The first differences of the normalized data appear relatively stationary, and the ADFT test-statistic is very low. The ACF and PACF plots for the first difference suggest that an ARIMA model of order (2, 1, 2) may be appropriate. The auto_arima function provides an order of (1, 1, 3), as it performs marginally better on the information criterion. We train the model on observations up through 2023. We will use this years observations as the test set.

In [None]:
train = norm_weekly_avg[norm_weekly_avg.index.year != 2024]

In [None]:
model = pm.auto_arima(train.dropna(),
                            start_p=0, start_q=0, start_P=0, start_Q=0,
                            max_p=6, max_q=6, max_P=6, max_Q=6, m=1, d=1, trace=True,
                            stepwise=False, alpha=.1)

In [None]:
print(model.summary())

### Forecasting <a class="anchor" id="establishing_model"></a>

Let us apply the model to predict maximum weekly player counts in 2024. We will see that the model performs poorly on a long time-horizon (> 4 months), but performs within a reasonable margin of error for shorter periods (<= 3 months). 
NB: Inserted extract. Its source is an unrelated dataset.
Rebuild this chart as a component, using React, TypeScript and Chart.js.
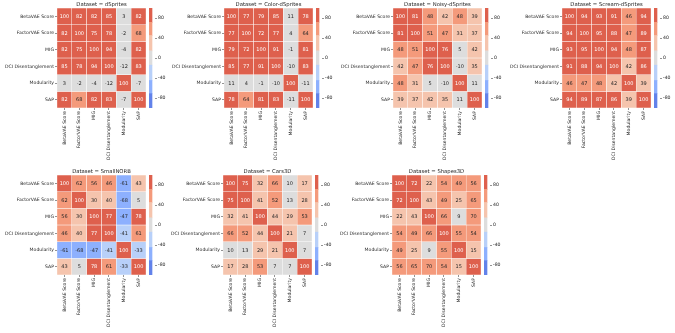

Note that the model is predicting annualized Z-scores, which must be converted back into weekly maximum player counts. For this conversion, we withhold the mean and standard deviation of 2024, estimating them with the mean and standard deviation of 2023. We then compare these converted predictions to the observed values from 2024, and compute the residuals as a percentage of the observed values. 

In [None]:
forecast = model.predict(len(test)).to_frame(name='Forecasted Values').iloc[2:]

def revert(ind, value):
    return ((val.iloc[0] * annual_volatility_series.iloc[-2]) + annual_mean_series.iloc[-2] )

for idx, val in forecast.iterrows():
    forecast.loc[idx] = revert(idx, val)


test_set = weekly_avg.loc[weekly_avg.index.year == 2024]
residuals = ((test_set['Max. Players (Thousands)'] - forecast['Forecasted Values'])/test_set['Max. Players (Thousands)']).to_frame(name='Residuals (%)')

forecast.head()

In [None]:
fig = plt.figure(figsize=size)

gs = fig.add_gridspec(2,2)
ax1 = fig.add_subplot(gs[0, :])
ax2 = fig.add_subplot(gs[1, 0])
ax3 = fig.add_subplot(gs[1, 1])

forecast.plot(ax=ax1)
test_set.plot(ax=ax1.twiny(), color=load_color(catppuccin.PALETTE.mocha.identifier, "peach")).legend(loc='upper left')

residuals.plot(ax=ax2)
residuals.plot(ax=ax3, kind='kde')

plt.show()

In [None]:
fig = plt.figure(figsize=size)

gs = fig.add_gridspec(2,2)
ax1 = fig.add_subplot(gs[0, :])
ax2 = fig.add_subplot(gs[1, 0])
ax3 = fig.add_subplot(gs[1, 1])

forecast.loc[forecast.index.month < 4].plot(ax=ax1)
test_set.loc[test_set.index.month < 4].plot(ax=ax1.twiny(), color=load_color(catppuccin.PALETTE.mocha.identifier, "peach")).legend(loc='upper left')

residuals.loc[residuals.index.month < 4].plot(ax=ax2)
residuals.loc[residuals.index.month < 4].plot(ax=ax3, kind='kde')

plt.show()

### Conclusions

On a less ambitious timeline, the predictions are more reasonable. They mostly lie within a 5% margin of error. However, the model has several shortcomings. For one, it is very flat and unable to account for the massive spikes that occur with a fairly regular frequency.  Additionally, the conversion of the normalized values back into a maximum player counts uses a naive approach to estimating the mean and standard deviation for 2024. A possible solution might be using rolling means and standard deviations for conversion which incorporate forecasted values. It would be interesting to see a method of anticipating large increases in volatility.

One method of enhancing the model could be using finer periods, projecting over days instead of weeks. For this, a different localized normalization would probably needed. For example, computing weekly averages and deviations and normalizing daily values relative to those. On this weekly scale, there is clear seasonality in the data since player count is highest on Saturdays and Sundays and lowest around Tuesdays as shown below.

In [None]:
df.iloc[-1000:].plot(figsize=size)

It is also possible ARIMA is not the most appropriate method for forecasting this data set. Future projects will include time series forecasting with tensorflow in hopes of obtaining higher accuracy.